Repeat the lines that follow, leaving nothing out.

*** Source excerpt ***

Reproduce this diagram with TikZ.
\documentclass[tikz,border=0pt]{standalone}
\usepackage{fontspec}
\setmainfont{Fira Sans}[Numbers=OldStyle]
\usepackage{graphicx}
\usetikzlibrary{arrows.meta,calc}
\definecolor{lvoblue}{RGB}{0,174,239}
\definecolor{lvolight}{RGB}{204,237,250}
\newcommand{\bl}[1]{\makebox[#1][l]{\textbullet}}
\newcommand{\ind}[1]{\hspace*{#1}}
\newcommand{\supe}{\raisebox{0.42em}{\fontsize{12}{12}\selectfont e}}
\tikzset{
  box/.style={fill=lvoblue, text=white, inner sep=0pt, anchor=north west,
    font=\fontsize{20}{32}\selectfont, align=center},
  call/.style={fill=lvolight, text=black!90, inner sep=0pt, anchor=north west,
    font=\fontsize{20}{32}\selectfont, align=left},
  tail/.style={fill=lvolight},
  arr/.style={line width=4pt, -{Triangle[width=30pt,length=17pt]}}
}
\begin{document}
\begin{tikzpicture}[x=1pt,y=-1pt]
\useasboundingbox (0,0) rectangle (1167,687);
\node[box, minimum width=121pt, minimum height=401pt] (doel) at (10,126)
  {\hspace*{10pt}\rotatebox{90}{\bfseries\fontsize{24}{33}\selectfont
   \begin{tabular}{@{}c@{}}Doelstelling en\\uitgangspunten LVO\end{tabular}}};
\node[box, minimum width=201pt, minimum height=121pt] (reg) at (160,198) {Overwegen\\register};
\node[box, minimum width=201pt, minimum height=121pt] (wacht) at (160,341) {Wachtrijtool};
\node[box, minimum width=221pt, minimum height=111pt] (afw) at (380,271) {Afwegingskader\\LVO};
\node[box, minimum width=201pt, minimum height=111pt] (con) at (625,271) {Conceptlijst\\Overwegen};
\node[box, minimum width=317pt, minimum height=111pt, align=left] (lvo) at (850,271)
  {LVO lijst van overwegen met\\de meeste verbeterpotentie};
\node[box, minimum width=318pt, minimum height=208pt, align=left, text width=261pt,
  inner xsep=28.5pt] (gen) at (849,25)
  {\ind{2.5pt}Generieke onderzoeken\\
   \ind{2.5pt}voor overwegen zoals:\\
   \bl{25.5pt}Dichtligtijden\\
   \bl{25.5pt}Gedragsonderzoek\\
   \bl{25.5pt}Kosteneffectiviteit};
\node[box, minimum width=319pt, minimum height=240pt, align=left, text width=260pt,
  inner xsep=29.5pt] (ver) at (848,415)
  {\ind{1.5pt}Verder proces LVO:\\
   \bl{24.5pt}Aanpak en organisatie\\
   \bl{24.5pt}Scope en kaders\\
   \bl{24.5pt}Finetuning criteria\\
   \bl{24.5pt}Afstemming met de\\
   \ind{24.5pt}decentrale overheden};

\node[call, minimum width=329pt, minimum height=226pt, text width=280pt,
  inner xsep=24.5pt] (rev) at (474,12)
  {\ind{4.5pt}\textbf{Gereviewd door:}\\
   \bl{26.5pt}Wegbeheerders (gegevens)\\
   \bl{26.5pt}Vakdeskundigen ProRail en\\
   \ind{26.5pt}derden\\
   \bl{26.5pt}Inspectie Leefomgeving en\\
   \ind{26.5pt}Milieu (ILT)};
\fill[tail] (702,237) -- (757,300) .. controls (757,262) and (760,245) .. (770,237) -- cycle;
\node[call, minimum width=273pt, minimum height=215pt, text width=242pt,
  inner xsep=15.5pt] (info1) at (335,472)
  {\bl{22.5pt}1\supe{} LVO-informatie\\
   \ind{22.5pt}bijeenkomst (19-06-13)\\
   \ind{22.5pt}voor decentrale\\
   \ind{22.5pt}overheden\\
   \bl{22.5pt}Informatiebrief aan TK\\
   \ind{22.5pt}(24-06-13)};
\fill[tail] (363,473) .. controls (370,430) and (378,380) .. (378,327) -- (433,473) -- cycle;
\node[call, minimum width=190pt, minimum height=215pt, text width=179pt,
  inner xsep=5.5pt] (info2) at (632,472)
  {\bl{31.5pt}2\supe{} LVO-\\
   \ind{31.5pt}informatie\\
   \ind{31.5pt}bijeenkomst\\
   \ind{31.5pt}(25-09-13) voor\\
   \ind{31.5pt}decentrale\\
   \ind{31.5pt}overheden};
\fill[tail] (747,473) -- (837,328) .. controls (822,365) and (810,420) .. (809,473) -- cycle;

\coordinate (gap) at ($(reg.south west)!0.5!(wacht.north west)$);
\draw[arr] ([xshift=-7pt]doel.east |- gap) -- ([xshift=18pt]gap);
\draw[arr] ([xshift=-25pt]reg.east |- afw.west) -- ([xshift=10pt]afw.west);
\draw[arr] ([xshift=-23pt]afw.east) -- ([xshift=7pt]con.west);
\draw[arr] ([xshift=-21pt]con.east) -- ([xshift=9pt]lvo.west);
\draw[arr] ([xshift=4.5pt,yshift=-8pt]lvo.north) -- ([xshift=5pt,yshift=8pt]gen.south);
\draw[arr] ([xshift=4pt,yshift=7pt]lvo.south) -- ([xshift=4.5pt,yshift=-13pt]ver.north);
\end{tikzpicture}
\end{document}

***

# Written response
Reproduce this diagram with TikZ.
\documentclass[tikz,border=0pt]{standalone}
\usepackage{fontspec}
\setmainfont{Fira Sans}[Numbers=OldStyle]
\usepackage{graphicx}
\usetikzlibrary{arrows.meta,calc}
\definecolor{lvoblue}{RGB}{0,174,239}
\definecolor{lvolight}{RGB}{204,237,250}
\newcommand{\bl}[1]{\makebox[#1][l]{\textbullet}}
\newcommand{\ind}[1]{\hspace*{#1}}
\newcommand{\supe}{\raisebox{0.42em}{\fontsize{12}{12}\selectfont e}}
\tikzset{
  box/.style={fill=lvoblue, text=white, inner sep=0pt, anchor=north west,
    font=\fontsize{20}{32}\selectfont, align=center},
  call/.style={fill=lvolight, text=black!90, inner sep=0pt, anchor=north west,
    font=\fontsize{20}{32}\selectfont, align=left},
  tail/.style={fill=lvolight},
  arr/.style={line width=4pt, -{Triangle[width=30pt,length=17pt]}}
}
\begin{document}
\begin{tikzpicture}[x=1pt,y=-1pt]
\useasboundingbox (0,0) rectangle (1167,687);
\node[box, minimum width=121pt, minimum height=401pt] (doel) at (10,126)
  {\hspace*{10pt}\rotatebox{90}{\bfseries\fontsize{24}{33}\selectfont
   \begin{tabular}{@{}c@{}}Doelstelling en\\uitgangspunten LVO\end{tabular}}};
\node[box, minimum width=201pt, minimum height=121pt] (reg) at (160,198) {Overwegen\\register};
\node[box, minimum width=201pt, minimum height=121pt] (wacht) at (160,341) {Wachtrijtool};
\node[box, minimum width=221pt, minimum height=111pt] (afw) at (380,271) {Afwegingskader\\LVO};
\node[box, minimum width=201pt, minimum height=111pt] (con) at (625,271) {Conceptlijst\\Overwegen};
\node[box, minimum width=317pt, minimum height=111pt, align=left] (lvo) at (850,271)
  {LVO lijst van overwegen met\\de meeste verbeterpotentie};
\node[box, minimum width=318pt, minimum height=208pt, align=left, text width=261pt,
  inner xsep=28.5pt] (gen) at (849,25)
  {\ind{2.5pt}Generieke onderzoeken\\
   \ind{2.5pt}voor overwegen zoals:\\
   \bl{25.5pt}Dichtligtijden\\
   \bl{25.5pt}Gedragsonderzoek\\
   \bl{25.5pt}Kosteneffectiviteit};
\node[box, minimum width=319pt, minimum height=240pt, align=left, text width=260pt,
  inner xsep=29.5pt] (ver) at (848,415)
  {\ind{1.5pt}Verder proces LVO:\\
   \bl{24.5pt}Aanpak en organisatie\\
   \bl{24.5pt}Scope en kaders\\
   \bl{24.5pt}Finetuning criteria\\
   \bl{24.5pt}Afstemming met de\\
   \ind{24.5pt}decentrale overheden};

\node[call, minimum width=329pt, minimum height=226pt, text width=280pt,
  inner xsep=24.5pt] (rev) at (474,12)
  {\ind{4.5pt}\textbf{Gereviewd door:}\\
   \bl{26.5pt}Wegbeheerders (gegevens)\\
   \bl{26.5pt}Vakdeskundigen ProRail en\\
   \ind{26.5pt}derden\\
   \bl{26.5pt}Inspectie Leefomgeving en\\
   \ind{26.5pt}Milieu (ILT)};
\fill[tail] (702,237) -- (757,300) .. controls (757,262) and (760,245) .. (770,237) -- cycle;
\node[call, minimum width=273pt, minimum height=215pt, text width=242pt,
  inner xsep=15.5pt] (info1) at (335,472)
  {\bl{22.5pt}1\supe{} LVO-informatie\\
   \ind{22.5pt}bijeenkomst (19-06-13)\\
   \ind{22.5pt}voor decentrale\\
   \ind{22.5pt}overheden\\
   \bl{22.5pt}Informatiebrief aan TK\\
   \ind{22.5pt}(24-06-13)};
\fill[tail] (363,473) .. controls (370,430) and (378,380) .. (378,327) -- (433,473) -- cycle;
\node[call, minimum width=190pt, minimum height=215pt, text width=179pt,
  inner xsep=5.5pt] (info2) at (632,472)
  {\bl{31.5pt}2\supe{} LVO-\\
   \ind{31.5pt}informatie\\
   \ind{31.5pt}bijeenkomst\\
   \ind{31.5pt}(25-09-13) voor\\
   \ind{31.5pt}decentrale\\
   \ind{31.5pt}overheden};
\fill[tail] (747,473) -- (837,328) .. controls (822,365) and (810,420) .. (809,473) -- cycle;

\coordinate (gap) at ($(reg.south west)!0.5!(wacht.north west)$);
\draw[arr] ([xshift=-7pt]doel.east |- gap) -- ([xshift=18pt]gap);
\draw[arr] ([xshift=-25pt]reg.east |- afw.west) -- ([xshift=10pt]afw.west);
\draw[arr] ([xshift=-23pt]afw.east) -- ([xshift=7pt]con.west);
\draw[arr] ([xshift=-21pt]con.east) -- ([xshift=9pt]lvo.west);
\draw[arr] ([xshift=4.5pt,yshift=-8pt]lvo.north) -- ([xshift=5pt,yshift=8pt]gen.south);
\draw[arr] ([xshift=4pt,yshift=7pt]lvo.south) -- ([xshift=4.5pt,yshift=-13pt]ver.north);
\end{tikzpicture}
\end{document}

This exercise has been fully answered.